King Alfonso of Spain appears to be the first case reported in the newspapers in May 1918 followed by several cases in the medical press including a case series of fifty in July 1918 in the BMJ.
I’ve been looking for the earliest case reports of the flu in 1918 which seems to have first been reported in San Sebastian, Spain in February 1918 – hence the name Spanish flu. However, it probably originated somewhere else.
There are cases reported in Fort Funston, Kansas in March and on the Western Front in French and British soldiers in April1. A Sergeant John Acker said that the troops called it “three day fever”2.
There is much debate in the medical journals at this time of “trench fever” and “weak heart” and a good number of obituaries with influenza as a cause of death.
In June the BMJ is prompted to respond to the newspaper reports of King Alfonso’s illness – a third of Madrid are ill by this time. In the article it says, “We cannot help feeling that in the absence of any bacteriological proof, the extreme low mortality or its practical absence, and the possibility that the disease is gastro-intestinal influenza, render alarmist suggestions premature, and they do not seem to be countenanced by the medical profession in Spain” and went on to say that influenza was the probable cause. 3
The following week the BMJ updated the story saying, “The widespread epidemic of an acute catarrhal affection in Spain, which was stated in our last issue to be most probably influenza and attended by little or no mortality, is now reported to have caused 700 deaths in ten days, but if the number of cases has been as large as reported the case mortality must have been very low.”4
The first published cases in the BMJ come in the form of a case series of the first fifty cases at the Central Royal Air Force Hospital, Hampstead from July 1918. It contains useful advice on the presentation, comparison with physical signs from the 1889 pandemic, fever charts, differential diagnosis and the practical management of cases.5
What I find interesting is how the reporting seems to have mirrored the current pandemic. At the beginning there is doubt over the diagnosis, the debate on case fatality rates and whether it would be as severe as the previous pandemic, and later it focusses on the clinical management of cases and health policies. I hope the 2009 pandemic will not continue to mirror the 1918 one and become more deadly in late 2009 through 2010.

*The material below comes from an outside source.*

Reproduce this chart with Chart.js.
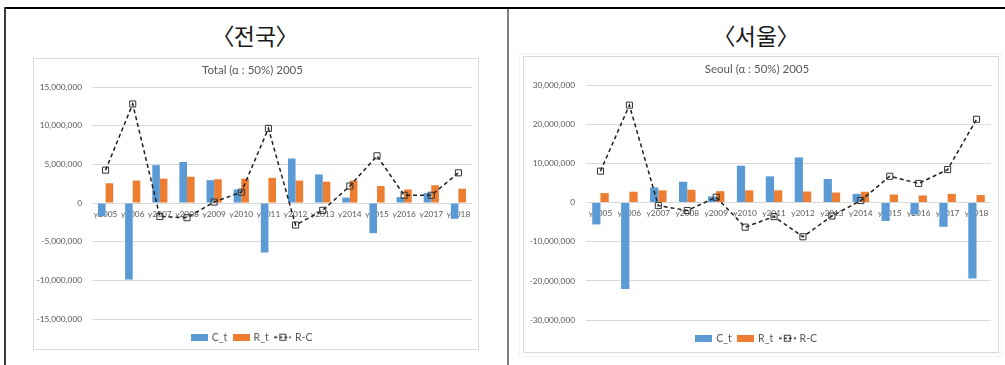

Remember to keep up to date with the current swine flu at the pandemic flu blog.
1) Tucker S (Editor). “Influenza Pandemic (1918 – 1920)” in “World War I a student encyclopedia”. ABC-CLIO, 2006.
2) Kolata G. Flu: the story of the great influenza pandemic of 1918 and the search for the virus that caused it. Touchstone, 2001.
3) No author listed. The reported epidemic in Spain. Br Med J 1918;1:627.
4) No author listed. The reported epidemic in Spain. Br Med J 1918;1:653.
5) Gotch OH, Whittingham HE. A report on the “influenza” epidemic of 1918. Br Med J 1918;2:82-85.